_TASK GOAL_.
Copy the lines of the data below exactly, starting at the first and stopping after the line that contains "var yR = d3.scaleLinear().domain([0, 6]).range([height"; include no pictures.
======== SOURCE MATERIAL
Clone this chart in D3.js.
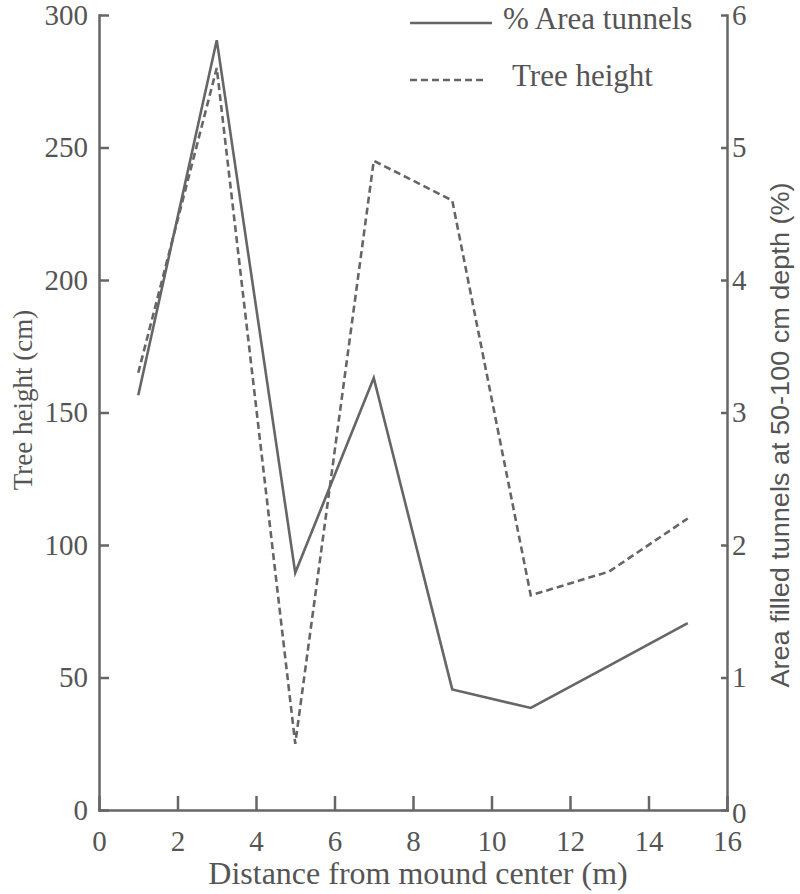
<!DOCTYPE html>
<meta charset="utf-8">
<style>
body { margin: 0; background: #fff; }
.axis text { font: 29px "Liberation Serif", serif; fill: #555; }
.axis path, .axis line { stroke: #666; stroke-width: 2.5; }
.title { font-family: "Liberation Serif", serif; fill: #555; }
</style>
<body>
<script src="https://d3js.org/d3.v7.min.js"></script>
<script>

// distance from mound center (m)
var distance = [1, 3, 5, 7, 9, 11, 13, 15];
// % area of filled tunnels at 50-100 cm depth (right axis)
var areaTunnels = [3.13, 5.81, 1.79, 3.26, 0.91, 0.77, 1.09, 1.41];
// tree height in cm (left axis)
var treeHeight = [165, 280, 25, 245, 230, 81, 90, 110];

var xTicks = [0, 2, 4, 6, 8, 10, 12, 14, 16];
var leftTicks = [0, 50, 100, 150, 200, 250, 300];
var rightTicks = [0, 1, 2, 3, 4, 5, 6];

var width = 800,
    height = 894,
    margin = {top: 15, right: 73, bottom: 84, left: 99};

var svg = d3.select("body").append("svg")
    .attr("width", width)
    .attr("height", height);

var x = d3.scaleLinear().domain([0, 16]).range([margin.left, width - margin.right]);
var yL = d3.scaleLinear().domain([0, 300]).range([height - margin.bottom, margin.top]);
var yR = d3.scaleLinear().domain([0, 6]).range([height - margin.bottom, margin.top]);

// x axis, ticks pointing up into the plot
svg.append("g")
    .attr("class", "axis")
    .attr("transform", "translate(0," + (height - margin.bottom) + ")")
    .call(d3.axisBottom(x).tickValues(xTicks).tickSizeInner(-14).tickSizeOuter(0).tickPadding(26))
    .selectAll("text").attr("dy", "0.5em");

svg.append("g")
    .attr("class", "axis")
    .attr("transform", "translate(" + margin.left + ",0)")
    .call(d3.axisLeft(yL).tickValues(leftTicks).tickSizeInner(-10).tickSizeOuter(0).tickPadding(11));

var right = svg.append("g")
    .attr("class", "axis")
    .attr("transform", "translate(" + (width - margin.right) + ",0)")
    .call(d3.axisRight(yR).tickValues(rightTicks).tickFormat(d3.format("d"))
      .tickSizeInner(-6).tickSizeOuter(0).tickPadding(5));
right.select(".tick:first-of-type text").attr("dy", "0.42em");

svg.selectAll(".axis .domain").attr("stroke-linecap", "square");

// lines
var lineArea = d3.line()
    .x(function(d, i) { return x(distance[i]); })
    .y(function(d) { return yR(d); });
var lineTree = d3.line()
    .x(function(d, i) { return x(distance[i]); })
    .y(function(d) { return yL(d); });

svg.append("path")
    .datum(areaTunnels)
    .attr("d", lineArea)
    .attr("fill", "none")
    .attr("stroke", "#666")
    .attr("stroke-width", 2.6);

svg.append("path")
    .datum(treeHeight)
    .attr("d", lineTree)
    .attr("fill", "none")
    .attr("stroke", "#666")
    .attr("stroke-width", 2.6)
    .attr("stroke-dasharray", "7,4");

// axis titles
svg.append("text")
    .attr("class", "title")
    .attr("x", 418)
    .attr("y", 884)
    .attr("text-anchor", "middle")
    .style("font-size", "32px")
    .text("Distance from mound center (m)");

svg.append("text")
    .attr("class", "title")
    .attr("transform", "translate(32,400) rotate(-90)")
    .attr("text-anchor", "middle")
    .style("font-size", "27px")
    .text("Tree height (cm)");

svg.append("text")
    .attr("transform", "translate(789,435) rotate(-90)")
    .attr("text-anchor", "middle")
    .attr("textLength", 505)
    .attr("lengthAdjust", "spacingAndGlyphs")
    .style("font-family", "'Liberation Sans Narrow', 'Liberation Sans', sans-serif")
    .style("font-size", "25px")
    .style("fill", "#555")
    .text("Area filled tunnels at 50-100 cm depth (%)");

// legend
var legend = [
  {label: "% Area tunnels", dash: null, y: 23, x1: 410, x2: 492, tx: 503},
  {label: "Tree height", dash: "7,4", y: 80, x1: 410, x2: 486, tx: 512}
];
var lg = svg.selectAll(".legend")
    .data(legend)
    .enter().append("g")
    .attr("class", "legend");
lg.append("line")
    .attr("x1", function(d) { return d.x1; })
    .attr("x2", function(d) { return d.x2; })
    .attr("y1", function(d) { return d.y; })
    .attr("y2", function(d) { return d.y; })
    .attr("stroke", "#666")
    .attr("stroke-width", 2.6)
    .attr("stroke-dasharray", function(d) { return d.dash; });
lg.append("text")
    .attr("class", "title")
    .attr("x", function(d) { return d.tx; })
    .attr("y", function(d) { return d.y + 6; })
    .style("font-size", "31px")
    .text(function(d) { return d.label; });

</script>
================
_EXERCISE SOLUTION_.
Clone this chart in D3.js.
<!DOCTYPE html>
<meta charset="utf-8">
<style>
body { margin: 0; background: #fff; }
.axis text { font: 29px "Liberation Serif", serif; fill: #555; }
.axis path, .axis line { stroke: #666; stroke-width: 2.5; }
.title { font-family: "Liberation Serif", serif; fill: #555; }
</style>
<body>
<script src="https://d3js.org/d3.v7.min.js"></script>
<script>

// distance from mound center (m)
var distance = [1, 3, 5, 7, 9, 11, 13, 15];
// % area of filled tunnels at 50-100 cm depth (right axis)
var areaTunnels = [3.13, 5.81, 1.79, 3.26, 0.91, 0.77, 1.09, 1.41];
// tree height in cm (left axis)
var treeHeight = [165, 280, 25, 245, 230, 81, 90, 110];

var xTicks = [0, 2, 4, 6, 8, 10, 12, 14, 16];
var leftTicks = [0, 50, 100, 150, 200, 250, 300];
var rightTicks = [0, 1, 2, 3, 4, 5, 6];

var width = 800,
    height = 894,
    margin = {top: 15, right: 73, bottom: 84, left: 99};

var svg = d3.select("body").append("svg")
    .attr("width", width)
    .attr("height", height);

var x = d3.scaleLinear().domain([0, 16]).range([margin.left, width - margin.right]);
var yL = d3.scaleLinear().domain([0, 300]).range([height - margin.bottom, margin.top]);
var yR = d3.scaleLinear().domain([0, 6]).range([height - margin.bottom, margin.top]);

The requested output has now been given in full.